Advance review: ‘Curiosity: Plane Crash’ a new sort of Discovery

Whether it be through “MythBusters” or some of their assorted specials over the years, we have seen Discovery take on a pretty hands-on approach to science and solving some of life’s mysteries. However, we’re not quite sure that we have seen anything that quite compares to what the network is running Sunday night at 9:00 p.m. Eastern with their two-hour “Plane Crash” event. It is a part of the “Curiosity” series, and it features a stunt the likes of which we have never seen done before on television: a real-life crashing of a commercial jet designed for the purposes of research. This is no small plane they are using here, either; rather, this is a Boeing 727, the same sort that many Americans ride on every day to fly across the country.

We will start off by saying this: if you have a fear of flying, or if you are looking to kill some time before catching a flight, this is probably not the program for you. Even though the scientific data presented during this special serves as a reminder that plane crashes are not necessarily as much of a guarantee of death that you would think, the special can still be a little unnerving to watch. After all, you are effectively watching something of enormous size become completely and totally torn to shreds in a stretch of Baja California desert, and you are also hearing the stories of plane crash survivors talking about how terrifying their experiences were. “Heavy” is probably the best word to describe it in this sense.

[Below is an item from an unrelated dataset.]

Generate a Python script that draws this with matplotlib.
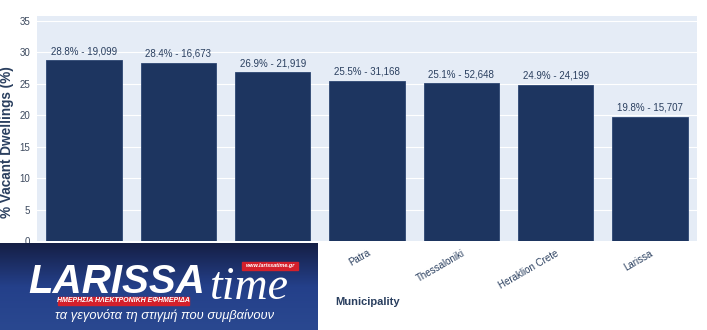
import numpy as np
import matplotlib.pyplot as plt
from matplotlib.patches import Rectangle
from matplotlib.colors import LinearSegmentedColormap

plt.rcParams['font.family'] = ['Liberation Sans', 'DejaVu Sans']

municipalities = ['Rhodes', 'Chania', 'Volos', 'Patra', 'Thessaloniki', 'Heraklion Crete', 'Larissa']
vacant_pct = [28.8, 28.4, 26.9, 25.5, 25.1, 24.9, 19.8]
vacant_count = [19099, 16673, 21919, 31168, 52648, 24199, 15707]
y_ticks = [0, 5, 10, 15, 20, 25, 30, 35]

W, H = 707, 330
fig = plt.figure(figsize=(W / 100, H / 100), dpi=100)
fig.patch.set_facecolor('white')

ax = fig.add_axes([37 / W, 1 - 241 / H, 660 / W, 225 / H])
ax.set_facecolor('#e5ecf6')
x = np.arange(len(municipalities))
ax.bar(x, vacant_pct, width=0.8, color='#1d3560', edgecolor='#2d4672', linewidth=0.6, zorder=3)
for xi, p, c in zip(x, vacant_pct, vacant_count):
    ax.text(xi, p + 0.6, f'{p}% - {c:,}', ha='center', va='bottom', fontsize=7, color='#2a3f5f', zorder=4)

ax.set_xlim(-0.5, len(municipalities) - 0.5)
ax.set_ylim(0, 35.8)
ax.set_yticks(y_ticks)
ax.yaxis.grid(True, color='white', linewidth=0.8, zorder=0)
ax.tick_params(axis='y', length=0, pad=5, labelsize=7, labelcolor='#3d4a5f')
ax.set_xticks(x)
ax.set_xticklabels(municipalities, rotation=30, ha='right', rotation_mode='anchor')
ax.tick_params(axis='x', length=0, pad=5, labelsize=7, labelcolor='#2a3f5f')
for s in ax.spines.values():
    s.set_visible(False)

fig.text(7 / W, 1 - 142 / H, '% Vacant Dwellings (%)', rotation=90, ha='center', va='center',
         fontsize=9.8, fontweight='bold', color='#2a3f5f')
fig.text(368 / W, 1 - 302 / H, 'Municipality', ha='center', va='center', fontsize=8,
         fontweight='bold', color='#2a3f5f')

# newspaper banner in the lower left corner
lg = fig.add_axes([0, 0, 318 / W, 87 / H])
grad = np.linspace(0, 1, 100).reshape(-1, 1)
cmap = LinearSegmentedColormap.from_list('banner', ['#2a4890', '#24408a', '#151f45'])
lg.imshow(grad, aspect='auto', cmap=cmap, extent=[0, 318, 87, 0], origin='lower')
lg.set_xlim(0, 318)
lg.set_ylim(87, 0)
lg.axis('off')

lg.text(28, 50, 'LARISSA', color='white', fontsize=29, fontweight='bold', style='italic',
        ha='left', va='baseline')
lg.text(210, 56, 'time', color='white', fontsize=33, style='italic',
        family=['Liberation Serif', 'DejaVu Serif'], ha='left', va='baseline')
lg.add_patch(Rectangle((242, 19), 56, 8, color='#d4202b', zorder=5))
lg.text(270, 23, 'www.larissatime.gr', color='white', fontsize=4, fontweight='bold', style='italic',
        ha='center', va='center', zorder=6)
lg.add_patch(Rectangle((58, 54), 131, 8, color='#d4202b', zorder=5))
lg.text(123, 58, 'ΗΜΕΡΗΣΙΑ ΗΛΕΚΤΡΟΝΙΚΗ ΕΦΗΜΕΡΙΔΑ', color='white', fontsize=5, fontweight='bold',
        style='italic', ha='center', va='center', zorder=6)
lg.text(165, 73, 'τα γεγονότα τη στιγμή που συμβαίνουν', color='white', fontsize=9.3, style='italic',
        ha='center', va='center')

fig.savefig('out.png', dpi=100)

If you have a little bit more of a stomach for flying, however, then this may very well be one of the more compelling two hours of television that you will see on Discovery this year. The sheer magnitude of the test this crew of scientists are trying to do creates for enormous stakes, and the special is even keen to remind us that this is something that has not even been accurately done before. The first hour of the special is really just used to set the stage for the crash test, whether it be by ensuring that the equipment for filming and recording the data is in place and that the crew is prepared to parachute out of the plane before things become too dangerous.

By the time the crash actually happens over halfway through the episode, you are literally on the edge of your seat, and the few minutes of this event are both devastating and spectacular. It’s not the sort of sight that you are going to forget about anytime soon, especially since the camera work here is stellar in giving you a view both inside and outside of the aircraft as it descends into the ground.

As if this was not enough, the drama does not end once the plane crashes. We immediately have a different sort of challenge to watch in that the team has to extract as much data as possible in a short amount of time, since the Mexican government has no interest in having the remains of a decimated plane on their land for an extended period of time. We don’t want to give much away about some of the results that are found here, but it could give you a new perspective on some the theories constantly associated with air travel, including whether or not certain seats or actions aboard a place increase your odds for survival.

Really, if you have any interest in either aviation, transportation, or even to an extent urban legends that are commonly associated with flying, “Curiosity: Plane Crash” is worth watching. The show is narrated by Josh Charles of “The Good Wife,” and the second hour in particular is so well-paced that it takes you into this frightening situation better than most other documentaries for TV can.